Since VPN’s bread and butter are privacy and encryption, and the government is asking them to hand over users’ logs, the scenario is very disadvantageous for people that value online security and anonymity.
The government says that it wants to “prevent the spreading of extremist materials on the Internet,” so it is making enormous efforts to censor and control the content that their citizens generate.
While the intention, according to government officials, is not to block access to users, it does want to avoid “unlawful content,” affecting all VPN users. If a user gets caught using an encryption service, you can be hit with a 300,000 RUB ($5,100) penalty.
Roskomnadzor is the Russian’s communications agency and the one in charge of shortlisting any threats to the national security. As it turns out, VPNs are now enemies of the Russian state: they can exist and perform operations in the country, but they have to comply to authorities, and doing that, they lose their purpose.
Complying to Russian authorities would mean that VPN clients will be obliged to store not only data or metadata but entire communications and users’ activities. VPNs would not be trustworthy or credible under those circumstances, so numerous apps and brands have chosen to withdraw their servers from the country.
How to unblock YouTube and Instagram in Russia
- Assess the market and select a VPN with servers in numerous countries and robust encryption.
- Access to the VPN website.
- Sign up for the VPN service, providing a valid email address and a payment method, as well as personal information such as your name and location.
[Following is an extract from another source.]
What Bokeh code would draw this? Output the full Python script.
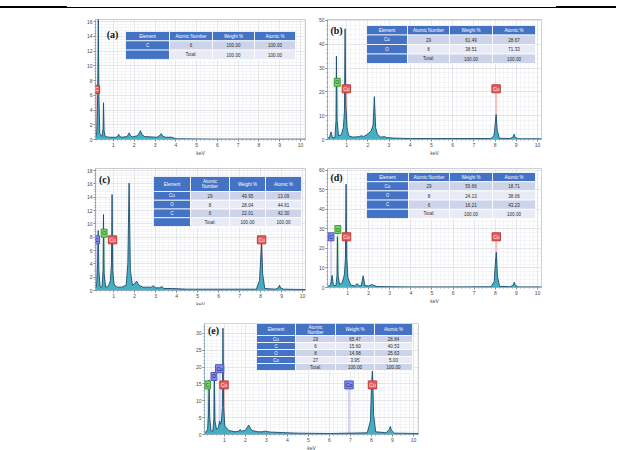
from bokeh.plotting import figure
from bokeh.layouts import column, row
from bokeh.models import Spacer, Label, FixedTicker, Range1d, ColumnDataSource, Div
from bokeh.embed import file_html
from bokeh.resources import INLINE
from bokeh.core.properties import value

# ---------------- data ----------------
x_ticks = [1, 2, 3, 4, 5, 6, 7, 8, 9, 10]

a_kev = [0.14,0.2,0.24,0.27,0.3,0.34,0.45,0.5,0.52,0.55,0.6,0.8,1.1,1.2,1.25,1.3,1.4,1.65,1.72,1.75,1.8,1.9,2.15,2.25,2.3,2.36,2.5,3.1,3.25,3.3,3.35,3.5,3.8,4.0,6.0,8.0,10.24]
a_cps = [0.3,1.0,6.0,16.8,6.0,0.8,0.4,1.5,5.0,1.2,0.4,0.3,0.3,0.4,0.7,0.4,0.3,0.4,0.7,0.9,0.6,0.35,0.5,0.9,1.2,0.7,0.4,0.3,0.6,0.8,0.5,0.3,0.3,0.1,0.05,0.05,0.05]
a_yticks = [0, 2, 4, 6, 8, 10, 12, 14, 16]
a_mark_el = ["C"]
a_mark_kev = [0.2]
a_mark_cps = [6.8]
a_mark_kind = ["red"]
a_head = ["Element", "Atomic Number", "Weight %", "Atomic %"]
a_rows = [["C", "6", "100.00", "100.00"], ["", "Total:", "100.00", "100.00"]]

b_kev = [0.1,0.2,0.27,0.33,0.45,0.5,0.52,0.55,0.62,0.75,0.85,0.9,0.93,0.96,1.02,1.1,1.3,1.6,1.7,1.8,1.95,2.15,2.25,2.31,2.37,2.45,2.6,2.8,2.9,3.2,4.0,6.0,7.8,7.95,8.0,8.05,8.1,8.2,8.7,8.85,8.9,8.95,9.1,10.19]
b_cps = [0.5,1.0,3.2,0.8,0.8,8.0,35.0,8.0,1.5,2.0,5.0,12.0,46.5,15.0,5.0,1.5,1.0,1.2,1.6,1.2,2.0,3.5,6.0,18.0,5.0,2.2,1.0,1.2,0.8,0.6,0.4,0.4,0.4,1.5,6.0,10.5,4.0,0.5,0.4,1.0,2.2,0.9,0.3,0.3]
b_yticks = [0, 10, 20, 30, 40, 50]
b_mark_el = ["O", "Cu", "Cu"]
b_mark_kev = [0.56, 0.99, 8.05]
b_mark_cps = [24.0, 21.3, 21.3]
b_mark_kind = ["green", "red", "red"]
b_head = ["Element", "Atomic Number", "Weight %", "Atomic %"]
b_rows = [["Cu", "29", "61.49", "28.67"], ["O", "8", "38.51", "71.33"], ["", "Total:", "100.00", "100.00"]]

c_kev = [0.14,0.2,0.24,0.27,0.3,0.36,0.45,0.5,0.52,0.55,0.62,0.75,0.85,0.9,0.93,0.96,1.02,1.15,1.4,1.6,1.68,1.74,1.8,1.9,2.0,2.1,2.2,2.4,2.8,2.9,3.0,3.2,3.3,3.4,3.8,4.5,6.0,7.8,7.95,8.0,8.05,8.1,8.2,8.7,8.85,8.9,8.95,9.1,10.14]
c_cps = [0.3,1.0,4.0,9.0,3.0,0.5,0.5,3.0,11.4,2.5,0.5,0.6,1.5,4.0,14.4,3.0,1.0,0.5,0.5,0.8,4.0,16.1,3.0,0.8,1.0,1.4,0.8,0.5,0.5,0.7,0.4,0.4,0.6,0.3,0.3,0.2,0.2,0.2,1.5,4.5,7.0,2.5,0.3,0.2,0.4,0.8,0.4,0.2,0.15]
c_yticks = [0, 2, 4, 6, 8, 10, 12, 14, 16, 18]
c_mark_el = ["C", "O", "Cu", "Cu"]
c_mark_kev = [0.2, 0.55, 0.95, 8.05]
c_mark_cps = [7.6, 8.6, 7.6, 7.6]
c_mark_kind = ["blue", "green", "red", "red"]
c_head = ["Element", "Atomic\nNumber", "Weight %", "Atomic %"]
c_rows = [["Cu", "29", "49.95", "13.09"], ["O", "8", "28.04", "44.61"], ["C", "6", "22.01", "42.30"], ["", "Total:", "100.00", "100.00"]]

d_kev = [0.06,0.2,0.27,0.33,0.45,0.5,0.52,0.55,0.62,0.75,0.85,0.9,0.93,0.96,1.02,1.15,1.35,1.45,1.55,1.65,1.74,1.82,2.0,2.15,2.25,2.4,3.0,4.0,6.0,7.8,7.95,8.0,8.05,8.1,8.2,8.7,8.85,8.9,8.95,9.1,10.19]
d_cps = [0.5,1.5,6.2,1.0,1.0,6.0,26.0,6.0,1.5,2.5,6.5,15.0,53.0,15.0,5.0,1.2,0.8,2.0,0.8,1.0,6.0,1.0,0.8,1.5,1.0,0.5,0.4,0.3,0.3,0.4,3.0,12.0,18.0,6.0,0.6,0.4,1.2,2.7,1.0,0.3,0.3]
d_yticks = [0, 10, 20, 30, 40, 50, 60]
d_mark_el = ["C", "O", "Cu", "Cu"]
d_mark_kev = [0.22, 0.54, 0.95, 8.05]
d_mark_cps = [26.0, 29.7, 26.0, 26.0]
d_mark_kind = ["blue", "green", "red", "red"]
d_head = ["Element", "Atomic Number", "Weight %", "Atomic %"]
d_rows = [["Cu", "29", "59.66", "18.71"], ["O", "8", "24.13", "38.06"], ["C", "6", "16.21", "43.23"], ["", "Total:", "100.00", "100.00"]]

e_kev = [0.06,0.2,0.24,0.27,0.3,0.36,0.45,0.5,0.52,0.55,0.62,0.7,0.76,0.78,0.8,0.85,0.9,0.93,0.96,1.02,1.2,1.5,1.7,1.75,1.8,2.0,2.15,2.3,2.6,2.8,2.9,3.2,3.6,4.5,6.0,7.8,7.95,8.0,8.05,8.1,8.2,8.7,8.85,8.9,8.95,9.1,10.24]
e_cps = [0.4,1.5,6.0,16.2,5.0,1.0,1.0,5.0,18.2,4.0,1.5,2.0,3.6,4.0,3.0,3.5,8.0,31.5,8.0,2.5,1.2,0.8,1.0,1.5,1.0,1.2,2.8,1.2,0.8,0.8,1.0,0.7,0.6,0.4,0.3,0.5,4.0,14.0,19.2,6.0,0.8,0.5,1.5,2.4,1.2,0.4,0.3]
e_yticks = [0, 5, 10, 15, 20, 25, 30]
e_mark_el = ["C", "O", "Co", "Cu", "Co", "Cu"]
e_mark_kev = [0.2, 0.5, 0.77, 0.98, 6.93, 8.05]
e_mark_cps = [14.7, 17.2, 19.5, 14.7, 14.7, 14.7]
e_mark_kind = ["green", "blue", "blue", "red", "blue", "red"]
e_head = ["Element", "Atomic\nNumber", "Weight %", "Atomic %"]
e_rows = [["Cu", "29", "65.47", "28.84"], ["C", "6", "15.60", "40.53"], ["O", "8", "14.98", "25.63"], ["Co", "27", "3.95", "5.00"], ["", "Total:", "100.00", "100.00"]]

# ---------------- styling ----------------
FONT = "Liberation Sans"
MARK_STYLE = {
    "red":   dict(fill="#e4605e", border="#c23b3b", text="#ffe9e9", line="#f2a6a6"),
    "green": dict(fill="#74d66a", border="#3f9a36", text="#1d5418", line="#b0e8a9"),
    "blue":  dict(fill="#8289ea", border="#4f57c4", text="#141a6e", line="#c2c5f5"),
}
HEAD_FILL = "#4472c4"
CELL_A = "#cdd4ea"
CELL_B = "#e8ebf5"


def panel(tag, kev, cps, xr, yr, yticks, mk_el, mk_kev, mk_cps, mk_kind,
          head, rows, cols_px, top_px, hh_px, rh_px, tag_px,
          fw, fh, bl, br, bt, bb):
    p = figure(frame_width=fw, frame_height=fh,
               x_range=Range1d(*xr), y_range=Range1d(*yr),
               output_backend="svg", toolbar_location=None,
               min_border_left=bl, min_border_right=br,
               min_border_top=bt, min_border_bottom=bb)
    p.background_fill_color = "#ffffff"
    p.border_fill_color = "#ffffff"
    p.outline_line_color = "#c9cdd2"

    def dx(rx):
        return xr[0] + rx * (xr[1] - xr[0]) / fw

    def dy(ry):
        return yr[1] - ry * (yr[1] - yr[0]) / fh

    ystep = yticks[1] - yticks[0]
    p.xaxis.ticker = FixedTicker(ticks=x_ticks,
                                 minor_ticks=[i * 0.2 for i in range(0, 53)])
    p.yaxis.ticker = FixedTicker(ticks=yticks,
                                 minor_ticks=[i * ystep / 5 for i in range(0, 5 * len(yticks) + 2)])
    p.xaxis.axis_label = "keV"
    for ax in (p.xaxis, p.yaxis):
        ax.major_label_text_font_size = "5px"
        ax.major_label_text_font = FONT
        ax.major_label_text_color = "#4a4a4a"
        ax.axis_label_text_font_size = "5px"
        ax.axis_label_text_font = FONT
        ax.axis_label_text_font_style = "normal"
        ax.axis_label_text_color = "#4a4a4a"
        ax.axis_label_standoff = 0
        ax.major_label_standoff = 1
        ax.major_tick_out = 2
        ax.major_tick_in = 0
        ax.minor_tick_out = 1
        ax.minor_tick_in = 0
        ax.axis_line_color = "#8fb3c9"
        ax.major_tick_line_color = "#777777"
        ax.minor_tick_line_color = "#9a9a9a"
    p.xgrid.ticker = p.xaxis.ticker
    p.ygrid.ticker = p.yaxis.ticker
    for g in (p.xgrid, p.ygrid):
        g.grid_line_color = "#d4d7db"
        g.grid_line_dash = "1 1"
        g.minor_grid_line_color = "#e9ebee"
        g.minor_grid_line_dash = "1 1"

    for el, x, y, k in zip(mk_el, mk_kev, mk_cps, mk_kind):
        st = MARK_STYLE[k]
        p.segment(x0=x, y0=0, x1=x, y1=y, line_color=st["line"],
                  line_width=2, line_alpha=0.7)

    p.varea(x=kev, y1=0, y2=cps, fill_color="#33a8bc", fill_alpha=0.9)
    p.line(kev, cps, line_color="#1c4d6d", line_width=0.9)

    ncol = len(head)
    q = dict(left=[], right=[], top=[], bottom=[], fill=[])
    t = dict(x=[], y=[], text=[], color=[])
    all_rows = [head] + rows
    for r, cells in enumerate(all_rows):
        if r == 0:
            rt, rb = top_px, top_px + hh_px
        else:
            rt = top_px + hh_px + (r - 1) * rh_px
            rb = rt + rh_px
        for c in range(ncol):
            q["left"].append(dx(cols_px[c]))
            q["right"].append(dx(cols_px[c + 1]))
            q["top"].append(dy(rt))
            q["bottom"].append(dy(rb))
            if r == 0 or c == 0:
                q["fill"].append(HEAD_FILL)
                tc = "#ffffff"
            else:
                q["fill"].append(CELL_A if r % 2 == 1 else CELL_B)
                tc = "#2b2b2b"
            t["x"].append(dx((cols_px[c] + cols_px[c + 1]) / 2))
            t["y"].append(dy((rt + rb) / 2))
            t["text"].append(cells[c])
            t["color"].append(tc)
    p.quad(left="left", right="right", top="top", bottom="bottom",
           fill_color="fill", line_color="#ffffff", line_width=0.8,
           source=ColumnDataSource(q))
    p.text(x="x", y="y", text="text", text_color="color",
           text_font=value(FONT), text_font_size="4.5px",
           text_align="center", text_baseline="middle",
           text_line_height=1.0, source=ColumnDataSource(t))

    for el, x, y, k in zip(mk_el, mk_kev, mk_cps, mk_kind):
        st = MARK_STYLE[k]
        p.add_layout(Label(x=x, y=y, text=el, text_font=FONT,
                           text_font_size="5px", text_align="center",
                           text_baseline="middle", text_color=st["text"],
                           background_fill_color=st["fill"],
                           border_line_color=st["border"], padding=1))

    p.add_layout(Label(x=xr[0], y=yr[1], x_offset=2, y_offset=1,
                       text="CPS/eV", text_font=FONT, text_font_size="4.5px",
                       text_align="left", text_baseline="bottom",
                       text_color="#555555"))
    p.add_layout(Label(x=dx(tag_px[0]), y=dy(tag_px[1]), text="(%s)" % tag,
                       text_font="Liberation Serif", text_font_style="bold",
                       text_font_size="10px", text_align="center",
                       text_baseline="middle", text_color="#111111"))
    return p


pa = panel("a", a_kev, a_cps, (0.135, 10.24), (0, 16.3), a_yticks,
           a_mark_el, a_mark_kev, a_mark_cps, a_mark_kind,
           a_head, a_rows, [30, 74, 117, 159, 200], 12, 9.3, 9.3, (17, 15),
           210, 120, 10, 4, 8, 20)
pb = panel("b", b_kev, b_cps, (0.1, 10.19), (0, 50.4), b_yticks,
           b_mark_el, b_mark_kev, b_mark_cps, b_mark_kind,
           b_head, b_rows, [39, 80, 122, 165, 208], 6, 9.5, 9.5, (9, 11),
           214, 120, 10, 3, 9, 19)
pc = panel("c", c_kev, c_cps, (0.14, 10.14), (0, 18.3), c_yticks,
           c_mark_el, c_mark_kev, c_mark_cps, c_mark_kind,
           c_head, c_rows, [58, 95, 134, 170, 206], 8, 15, 8.75, (9, 11),
           210, 122, 10, 4, 6, 19)
pd = panel("d", d_kev, d_cps, (0.05, 10.19), (0, 61), d_yticks,
           d_mark_el, d_mark_kev, d_mark_cps, d_mark_kind,
           d_head, d_rows, [39, 81, 122, 165, 208], 4, 9.2, 9.2, (9, 9),
           214, 119, 10, 3, 10, 18)
pe = panel("e", e_kev, e_cps, (0.05, 10.24), (0, 32.9), e_yticks,
           e_mark_el, e_mark_kev, e_mark_cps, e_mark_kind,
           e_head, e_rows, [52, 91, 131, 170, 208], 0, 12, 7, (9, 7),
           214, 111, 10, 4, 10, 16)

# top rule of the page (thick - thin - thick)
rule_html = (
    "<div style='position:relative;width:616px;height:10px;'>"
    "<div style='position:absolute;left:0;top:4px;width:67px;height:2px;background:#000;'></div>"
    "<div style='position:absolute;left:67px;top:5px;width:489px;height:1px;background:#000;'></div>"
    "<div style='position:absolute;left:556px;top:4px;width:60px;height:2px;background:#000;'></div>"
    "</div>"
)
rule = Div(text=rule_html, width=616, height=10, margin=0)

layout = column(
    rule,
    row(Spacer(width=83, height=1), pa, Spacer(width=6, height=1), pb),
    row(Spacer(width=83, height=1), pc, Spacer(width=6, height=1), pd),
    Spacer(width=1, height=7),
    row(Spacer(width=192, height=1), pe),
)

open("out.html", "w").write(file_html(layout, INLINE))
- Download and install the VPN client or app on your device or operating system.
- Sign in to your recently created VPN account.
- Connect to a server from a country that does not ban YouTube or Instagram use.
- Unblock YouTube and Instagram in Russia while enjoying privacy and anonymity.
Best VPN to unblock YouTube and Instagram in Russia
- TorGuard: While TorGuard does not agree with Russian government’s laws, it provides users the opportunity to unblock websites there due to their advanced Stealth VPN technology which won’t register as standard “VPN traffic”. On top of that, you can use it while inside their territory to watch videos on YouTube or Instagram with no hassle. The service costs $10 per month and has top encryption, 3,000 servers in 55 nations, and a helpful customer service.
- IPVanish: In 2016, IPVanish withdrew its Russian VPN servers located in Moscow because of disagreements with the Russian law. However, people can still use it for unblocking YouTube and Instagram, as it is perfect for streaming because of its fast speed rates. It also has DNS leak protection, a kill switch, various configuration options, and 750 servers in 60 nations around the globe, all for $10 per month.
- Private Internet Access: Just like IPVanish, Private Internet Access removed servers from Russia in July 2016 after some of them were seized by Russian authorities without notification. Although PIA refuses to comply with the existing laws, it still lets people in the country use the services to various ends, including watching YouTube and Instagram. Private Internet Access is a quality option because it offers excellent services and encryption for an affordable price of $6.95 per month.
- GhostVPN: Just like TorGuard, GhostVPN’s stealth VPN feature facilitates anonymous browsing in Russia. It has 1,600 servers in 51 nations, unlimited speeds, bandwidth and server switching, and OpenVPN support. The live chat features the 15-day money-back guarantee are enticing offerings, too.
In conclusion, Russia is going through some delicate times regarding online and data privacy. The government is threatening to censor YouTube and Instagram, as well as banning VPN brands altogether.
However, there are still VPN companies that are able to function within Russian territory without having to comply with the country’s unfair data privacy and censorship laws.